Family Lessons 83: John De Walton, Victim & Aggressor
My 19th great-grandfather, John de Walton of Walton Hall near Liverpool, had some powerful enemies. His cousin Ellen and her husband, Robert de Fazakerley, alleged his ‘bastardy’, that is, they claimed that his parents were either unmarried or that he was not true heir to his father’s manor. This made, rather conveniently, Ellen and Robert the true heirs. That month of August, 1412, they and a hundred others, including Sir John de Stanley, who was part of the powerful Lancashire family which became Earls of Derby, ‘in war-like array’ dispossessed John, his wife and children, while removing all their goods and chattels. John evidently appealed to the law for justice, which he was granted. Sir Thomas Gerard and others were commissioned to expel the evildoers and make inquiry; in 1418 the Sheriff of Lancashire was directed to make proclamation that Sir John de Stanley, Robert de Fazakerley and others, under penalty of £100, should, by authority of Parliament, suffer John de Walton to occupy peacefully his manor of Walton, which appears to have been achieved. With relatives like Ellen and Robert, the man certainly had no need of external enemies; poor John- attacked by his relations but protected by the law.

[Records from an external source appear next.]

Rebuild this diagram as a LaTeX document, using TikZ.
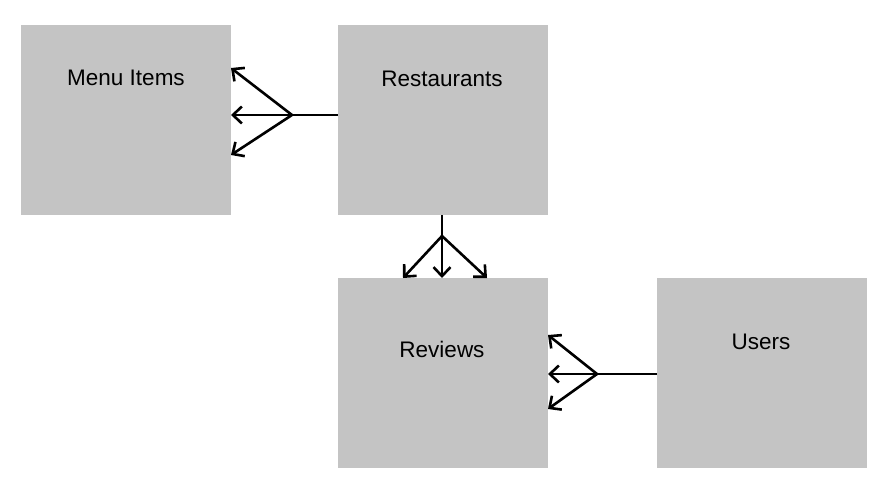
\documentclass[tikz,border=0pt]{standalone}
\usepackage{fontspec}
\setmainfont{Liberation Sans}
\usetikzlibrary{arrows.meta}
\definecolor{boxgray}{HTML}{C4C4C4}
\tikzset{
  entity/.style={fill=boxgray, draw=none, minimum width=210pt, minimum height=190pt, inner sep=0pt, anchor=north west},
  lbl/.style={font=\fontsize{22.5}{26}\selectfont, text=black, inner sep=0pt},
  conn/.style={line width=2.6pt, black},
  crow/.style={conn, -{Straight Barb[length=9pt,width=17pt,line width=2.6pt]}}
}
\begin{document}
\begin{tikzpicture}[x=1pt,y=-1pt]
\useasboundingbox (0,0) rectangle (878,482);
\node[entity] (menu) at (21,25) {};
\node[entity] (rest) at (338,25) {};
\node[entity] (rev) at (338,278) {};
\node[entity] (users) at (657,278) {};
\node[lbl] (tmenu) at (126,78) {Menu Items};
\node[lbl] (trest) at (442,79) {Restaurants};
\node[lbl] (trev) at (442,349) {Reviews};
\node[lbl] (tusers) at (761,342) {Users};
% Restaurants -> Menu Items
\coordinate (j1) at (292,115);
\coordinate (m1) at (231,68);
\coordinate (m2) at (231,115);
\coordinate (m3) at (231,155);
\draw[conn] (rest.west |- j1) -- (j1);
\draw[crow] (j1) -- (m1);
\draw[crow] (j1) -- (m2);
\draw[crow] (j1) -- (m3);
% Restaurants -> Reviews
\coordinate (j2) at (442,236);
\coordinate (r1) at (403,278);
\coordinate (r2) at (442,278);
\coordinate (r3) at (487,278);
\draw[conn] (rest.south -| j2) -- (j2);
\draw[crow] (j2) -- (r1);
\draw[crow] (j2) -- (r2);
\draw[crow] (j2) -- (r3);
% Users -> Reviews
\coordinate (j3) at (597,374);
\coordinate (v1) at (548,335);
\coordinate (v2) at (548,374);
\coordinate (v3) at (548,409);
\draw[conn] (users.west |- j3) -- (j3);
\draw[crow] (j3) -- (v1);
\draw[crow] (j3) -- (v2);
\draw[crow] (j3) -- (v3);
\end{tikzpicture}
\end{document}
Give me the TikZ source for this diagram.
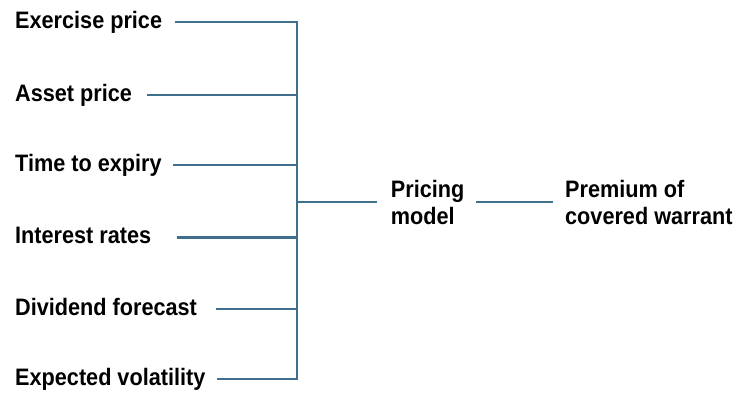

And then I found a record in the Kuerden Manuscripts for 1429. We are told that John de Walton of Walton and his sons Thomas (my 18x great-gramps), Nicholas, and James, ‘with other yeomen and knaves of Walton’, were indicted by Thomas Bridges, of Fazakerley, for waylaying him at Fazakerley with intent to kill him, and for wounding him and his servants. Although the outcome is not recorded, it paints John in a rather different light to that shown in 1412 and 1418. He went from being the victim to aggressor; from recipient of our sympathy to alleged thug with murderous intent. Of course, he might have been innocent of the charge, but he was certainly hauled before a Judge. The Law, no respecter of persons, would protect him from aggressors, while seeking to protect others from his, and his family's, aggression
Often we demand that God judges others’ infractions and trespasses, but that He conveniently ignores our own. We denounce others' shortcomings but expect the turning of blind eyes to our own moral failings. The same moral law that condemns Stalin, Hitler and Peter Sutcliffe also condemns me. Sure, I have hurt fewer people, and many others have hurt me, but the Law is no respecter of persons, spurning all favouritism and partiality. God’s great moral law will deal with all who have wronged you- the playground bully, the abusive uncle, the spiteful burglar, the unfaithful spouse...but it also condemns you, too. How on earth do we surmount such a prospect?
Thank God for His amazing grace!
For the law was given through Moses, but grace and truth came through Jesus Christ. John 1:17
No condemnation now I dread;
Jesus, and all in Him, is mine!
Alive in Him, my living Head,
And clothed in righteousness Divine,
Bold I approach the eternal throne,
And claim the crown, through Christ my own.